M. de Parieu a pu, sans commettre d’indiscrétion, dire ces choses à ses collègues de l’Académie des sciences morales et politiques : qui donc, parmi les trente-sept millions de contribuables que contient l’empire français, ira écouter aux portes de l’Académie ? Il a pu, sans danger pour le fisc, faire part de ses idées chrétiennes au Journal des Économistes : son verbe massif, indigeste, incompréhensible aux ténèbres vulgaires, ne risquait pas de soulever une émeute d’indignation.

Mais de pareilles théories doivent être traînées au grand jour et dénoncées à la conscience universelle.

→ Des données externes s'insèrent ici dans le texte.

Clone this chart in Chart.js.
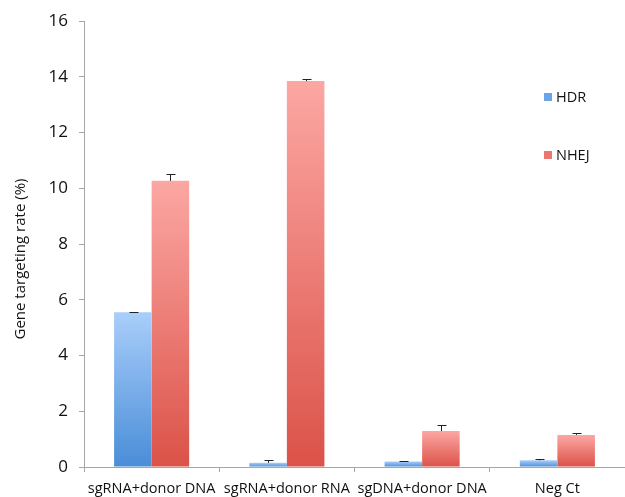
<!DOCTYPE html>
<html>
<head>
<meta charset="utf-8">
<script src="https://cdn.jsdelivr.net/npm/chart.js@4/dist/chart.umd.min.js"></script>
<style>
html,body{margin:0;padding:0;background:#fff;}
#wrap{width:625px;height:497px;position:relative;}
</style>
</head>
<body>
<div id="wrap"><canvas id="c" width="625" height="497"></canvas></div>
<script>
const categories = ["sgRNA+donor DNA", "sgRNA+donor RNA", "sgDNA+donor DNA", "Neg Ct"];
const hdrValues = [5.55, 0.15, 0.2, 0.24];
const hdrErrors = [0.02, 0.1, 0.03, 0.04];
const nhejValues = [10.27, 13.85, 1.29, 1.15];
const nhejErrors = [0.26, 0.07, 0.21, 0.08];
const yTicks = [0, 2, 4, 6, 8, 10, 12, 14, 16];
const yTitle = "Gene targeting rate (%)";

const FONT = "'Open Sans', sans-serif";

function gradFill(top, bottom) {
  return function(ctx) {
    const chart = ctx.chart;
    const area = chart.chartArea;
    if (!area || ctx.type !== 'data') return bottom;
    const y = chart.scales.y;
    const yTop = y.getPixelForValue(ctx.raw);
    const yBot = y.getPixelForValue(0);
    if (!isFinite(yTop) || !isFinite(yBot) || yBot - yTop < 1) return bottom;
    const g = chart.ctx.createLinearGradient(0, yTop, 0, yBot);
    g.addColorStop(0, top);
    g.addColorStop(1, bottom);
    return g;
  };
}

const errorBars = {
  id: 'errorBars',
  afterDatasetsDraw(chart) {
    const c = chart.ctx;
    const y = chart.scales.y;
    c.save();
    c.strokeStyle = '#222';
    c.lineWidth = 1;
    chart.data.datasets.forEach((ds, di) => {
      const meta = chart.getDatasetMeta(di);
      meta.data.forEach((bar, i) => {
        const v = ds.data[i], e = ds.errors[i];
        const x = Math.round(bar.x) + 0.5;
        const y0 = y.getPixelForValue(v);
        const y1 = Math.round(y.getPixelForValue(v + e)) + 0.5;
        c.beginPath();
        c.moveTo(x, y0);
        c.lineTo(x, y1);
        c.moveTo(x - 4, y1);
        c.lineTo(x + 5, y1);
        c.stroke();
      });
    });
    c.restore();
  }
};

const customLegend = {
  id: 'customLegend',
  afterDraw(chart) {
    const c = chart.ctx;
    const items = [
      {label: chart.data.datasets[0].label, color: chart.data.datasets[0].legendColor, y: 97},
      {label: chart.data.datasets[1].label, color: chart.data.datasets[1].legendColor, y: 155}
    ];
    c.save();
    c.font = "14.5px " + FONT;
    c.textBaseline = 'middle';
    items.forEach(it => {
      c.fillStyle = it.color;
      c.fillRect(544, it.y - 4, 8, 8);
      c.fillStyle = '#111';
      c.fillText(it.label, 556, it.y + 1);
    });
    c.restore();
  }
};

const axisTitle = {
  id: 'axisTitle',
  afterDraw(chart) {
    const c = chart.ctx;
    c.save();
    c.translate(21, 259);
    c.rotate(-Math.PI / 2);
    c.font = "15px " + FONT;
    c.fillStyle = '#111';
    c.textAlign = 'center';
    c.textBaseline = 'middle';
    c.fillText(yTitle, 0, 0);
    c.restore();
  }
};

new Chart(document.getElementById('c'), {
  type: 'bar',
  data: {
    labels: categories,
    datasets: [
      {label: 'HDR', data: hdrValues, errors: hdrErrors, legendColor: '#6aa5ea',
       backgroundColor: gradFill('#a9cefa', '#4a8dd8'), borderWidth: 0},
      {label: 'NHEJ', data: nhejValues, errors: nhejErrors, legendColor: '#ea7772',
       backgroundColor: gradFill('#fca7a3', '#db5248'), borderWidth: 0}
    ]
  },
  options: {
    responsive: false,
    animation: false,
    devicePixelRatio: 1,
    layout: {padding: {top: 21, right: -7, bottom: 0, left: 0}},
    datasets: {bar: {categoryPercentage: 0.555, barPercentage: 1.0}},
    plugins: {legend: {display: false}, tooltip: {enabled: false}},
    scales: {
      x: {
        grid: {display: true, drawOnChartArea: false, offset: true, color: '#a6a6a6', tickLength: 5, tickColor: '#a6a6a6'},
        border: {display: true, color: '#a6a6a6'},
        ticks: {color: '#111', font: {family: FONT, size: 14.5}, padding: 8, maxRotation: 0, autoSkip: false},
        afterFit(s) { s.height = 30; }
      },
      y: {
        min: 0, max: 16,
        afterBuildTicks(s) { s.ticks = yTicks.map(v => ({value: v})); },
        grid: {display: true, drawOnChartArea: false, color: '#a6a6a6', tickLength: 5, tickColor: '#a6a6a6'},
        border: {display: true, color: '#a6a6a6'},
        ticks: {color: '#111', font: {family: FONT, size: 17}, padding: 11},
        afterFit(s) { s.width = 84; }
      }
    }
  },
  plugins: [errorBars, customLegend, axisTitle]
});
</script>
</body>
</html>
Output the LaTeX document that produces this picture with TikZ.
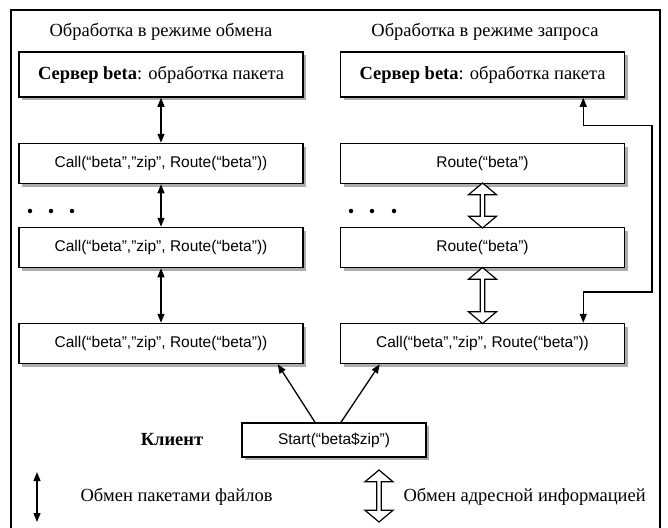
\documentclass[tikz,border=0pt]{standalone}
\usepackage{fontspec}
\setmainfont{Liberation Serif}
\setsansfont{Liberation Sans}
\usepackage{tikz}
\usetikzlibrary{shapes, arrows.meta, calc, shadows}

\begin{document}
\begin{tikzpicture}[
      x=1pt, y=-1pt,
      every node/.style={font=\fontsize{18.5}{20}\selectfont},
      box/.style={draw, line width=1.5pt, fill=white, minimum width=284pt, minimum height=40pt, inner sep=0pt,
        drop shadow={fill=gray!65, opacity=1, shadow xshift=3pt, shadow yshift=-3pt},
        font=\sffamily\fontsize{15.5}{18}\selectfont},
      srvbox/.style={box, minimum height=45pt, font=\fontsize{18.5}{20}\selectfont},
      fileflow/.style={{Triangle[width=7pt,length=9pt]}-{Triangle[width=7pt,length=9pt]}, line width=1.3pt},
      addrflow/.style={double arrow, draw, line width=1.2pt, fill=white, rotate=90, inner sep=0pt,
        minimum width=28pt, double arrow head extend=3pt, double arrow tip angle=100},
      dot/.style={circle, fill=black, inner sep=0pt, minimum size=4.5pt}
    ]
    \useasboundingbox (0,0) rectangle (668,527);
    % frame, open at the bottom
    \draw[line width=2pt] (11,530) -- (11,10) -- (660,10) -- (660,530);

    % headings
    \node (headl) at (161,32) {Обработка в режиме обмена};
    \node (headr) at (485,32) {Обработка в режиме запроса};

    % exchange mode column
    \node[srvbox] (srvl) at (161,74.5) {\textbf{Сервер beta}: обработка пакета};
    \node[box] (calla) at (161,163.5) {Call(“beta”,”zip”, Route(“beta”))};
    \node[box] (callb) at (161,247.5) {Call(“beta”,”zip”, Route(“beta”))};
    \node[box] (callc) at (161,343.5) {Call(“beta”,”zip”, Route(“beta”))};
    \foreach \x in {30,51,72} \node[dot] at (\x,211) {};
    \draw[fileflow] (srvl.south) -- (calla.north);
    \draw[fileflow] (calla.south) -- (callb.north);
    \draw[fileflow] (callb.south) -- (callc.north);

    % request mode column
    \node[srvbox] (srvr) at (482.5,74.5) {\textbf{Сервер beta}: обработка пакета};
    \node[box] (routea) at (482.5,163.5) {Route(“beta”)};
    \node[box] (routeb) at (482.5,247.5) {Route(“beta”)};
    \node[box] (callr) at (482.5,343.5) {Call(“beta”,”zip”, Route(“beta”))};
    \foreach \x in {351,372,394} \node[dot] at (\x,211) {};
    \node[addrflow, minimum height=45pt] at ($(routea.south)!0.5!(routeb.north)$) {};
    \node[addrflow, minimum height=56pt] at ($(routeb.south)!0.5!(callr.north)$) {};
    \draw[fileflow] ([xshift=-42pt]srvr.south east) -- ++(0,28) -| (652,292) -| ([xshift=-42pt]callr.north east);

    % client
    \node[box, minimum width=184pt, minimum height=34pt] (client) at (334,440) {Start(“beta\$zip”)};
    \node[font=\bfseries\fontsize{18.5}{20}\selectfont] (clientlbl) at (172,440) {Клиент};
    \draw[-{Triangle[width=7pt,length=9pt]}, line width=1.3pt] ([xshift=-19pt]client.north) -- ([xshift=-26pt]callc.south east);
    \draw[-{Triangle[width=7pt,length=9pt]}, line width=1.3pt] ([xshift=7pt]client.north) -- ([xshift=40pt]callr.south west);

    % legend
    \coordinate (lgtop) at (37,472);
    \coordinate (lgbot) at (37,522);
    \draw[fileflow] (lgtop) -- (lgbot);
    \node[anchor=west] (lgfile) at (77,497) {Обмен пакетами файлов};
    \node[addrflow, minimum height=52pt] (lgaddr) at (379,496) {};
    \node[anchor=west] (lgaddrtxt) at (400,497) {Обмен адресной информацией};
  \end{tikzpicture}
\end{document}
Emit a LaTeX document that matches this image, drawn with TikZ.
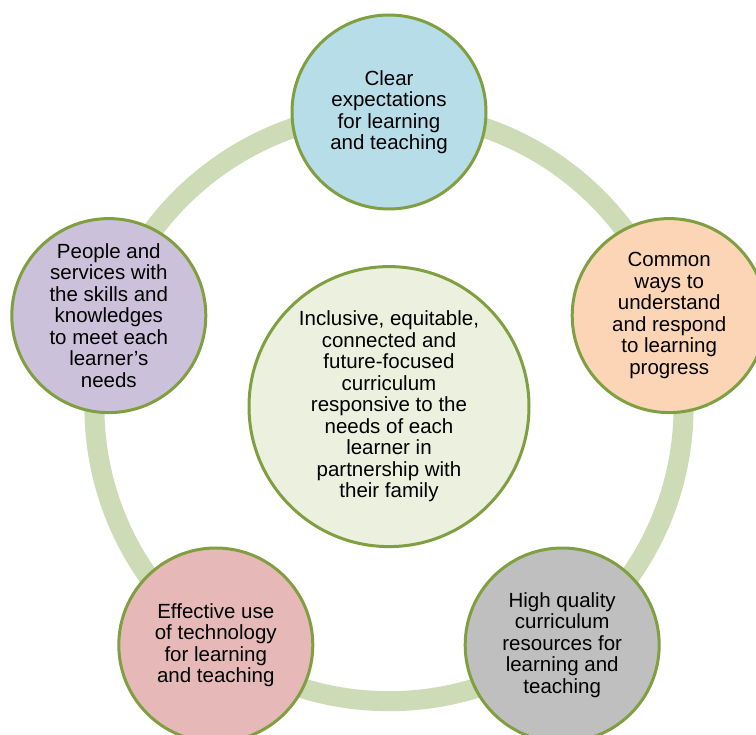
\documentclass[tikz,border=0pt]{standalone}
\usepackage{fontspec}
\setmainfont{Liberation Sans}
\definecolor{ringc}{HTML}{CDDBB6}
\definecolor{bord}{HTML}{7F9F40}
\definecolor{cfill}{HTML}{EBF1DE}
\definecolor{topf}{HTML}{B7DDE8}
\definecolor{rightf}{HTML}{FBD5B5}
\definecolor{brf}{HTML}{BFBFBF}
\definecolor{blf}{HTML}{E6B9B8}
\definecolor{leftf}{HTML}{CCC1DA}
\tikzset{
  bubble/.style={circle, draw=bord, line width=3pt, minimum size=194pt, inner sep=0pt, align=center,
    font=\fontsize{20.5}{21.5}\selectfont},
  hub/.style={bubble, minimum size=280pt, fill=cfill}
}
\begin{document}
\begin{tikzpicture}[x=1pt,y=-1pt]
\useasboundingbox (0,0) rectangle (756,735);
\fill[white] (0,0) rectangle (756,735);
\coordinate (o) at (389,406.6);
\draw[ringc, line width=20pt] (o) circle[radius=294.6];
\node[hub] (c0) at (o) {Inclusive, equitable,\\connected and\\future-focused\\curriculum\\responsive to the\\needs of each\\learner in\\partnership with\\their family};
\node[bubble, fill=topf] (n1) at (389,112) {Clear\\expectations\\for learning\\and teaching};
\node[bubble, fill=rightf] (n2) at (669.2,315.6) {Common\\ways to\\understand\\and respond\\to learning\\progress};
\node[bubble, fill=brf] (n3) at (562.2,645) {High quality\\curriculum\\resources for\\learning and\\teaching};
\node[bubble, fill=blf] (n4) at (215.8,645) {Effective use\\of technology\\for learning\\and teaching};
\node[bubble, fill=leftf] (n5) at (108.8,315.6) {People and\\services with\\the skills and\\knowledges\\to meet each\\learner’s\\needs};
\end{tikzpicture}
\end{document}
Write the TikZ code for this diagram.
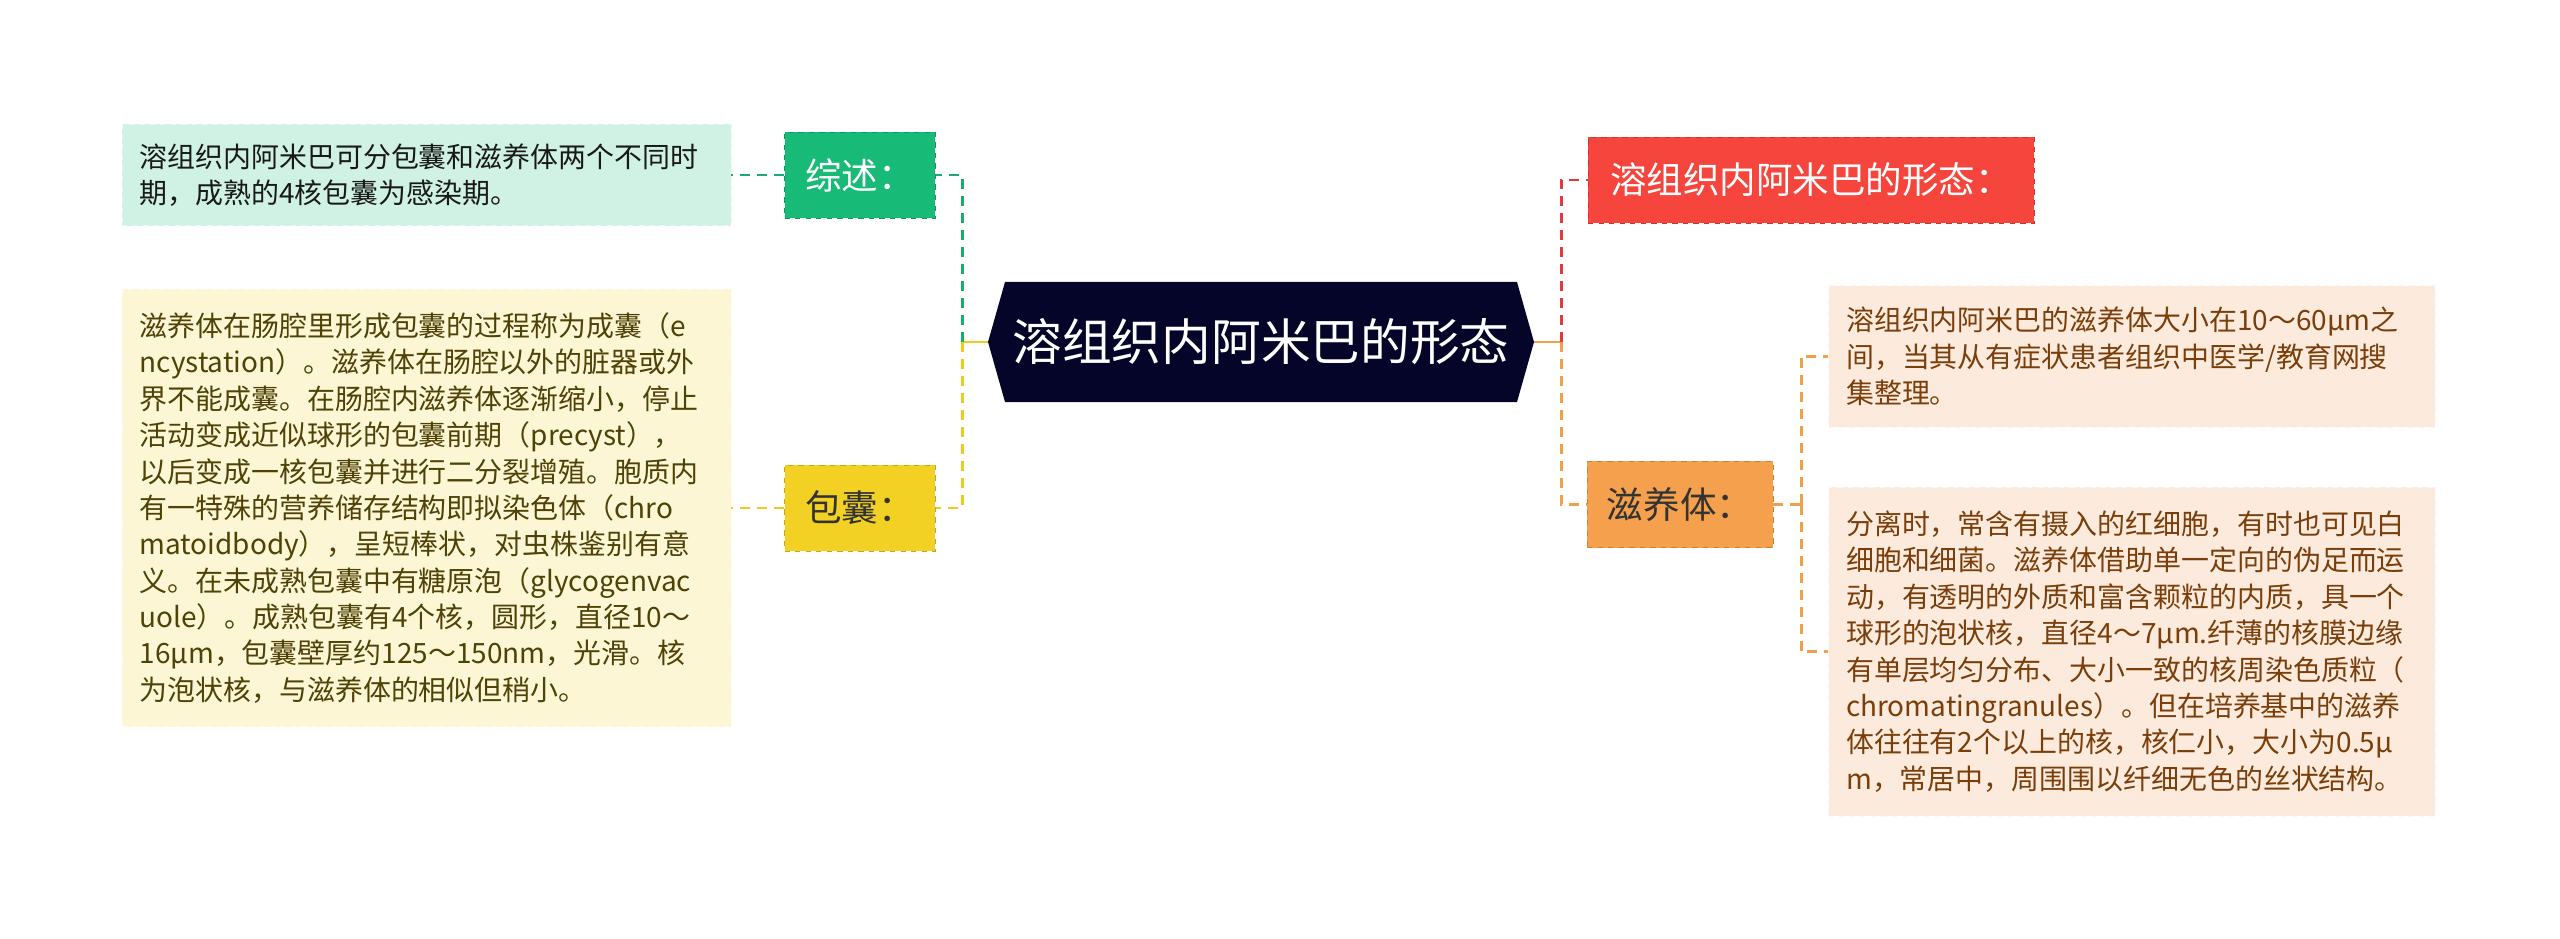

Sur qui pèse l’impôt foncier. — Il n’est pas tout à fait exact de dire, comme je le fais dans le texte, que l’impôt foncier fasse exception à la loi de diffusion ou répercussion, et qu’en conséquence il ne soit pas, aussi bien que ceux de consommation, acquitté par la masse. La répercussion ne se fait pas pour lui de la même manière ; mais elle n’en est pas moins réelle. Ainsi, il est bien vrai que le propriétaire foncier, après avoir acquitté le montant de ses contributions directes, incline plutôt à les déduire du produit net ou de la rente qu’à les rejeter dans le prix de ses denrées : sous ce rapport, il n’y a pas de répercussion. Mais si l’on réfléchit que l’impôt foncier se paye, comme tout autre, sur le produit collectif ; que, par l’engrenage des industries, la solidarité des travaux, la mutualité des échanges, le produit collectif peut et doit être considéré comme un tout indivis, à chacune des parties duquel ont concouru tous les travailleurs ; si l’on considère enfin que dans cette masse de richesse, créée par le travail collectif, chaque produit spécial reçoit sa valeur de son utilité, d’abord, et en second lieu de son échangeabilité, c’est-à-dire de sa proportion dans la richesse totale, on concevra que la contribution payée par le propriétaire foncier, sous le nom d’impôt foncier, est soumise, comme toutes les autres, et supportée par la masse.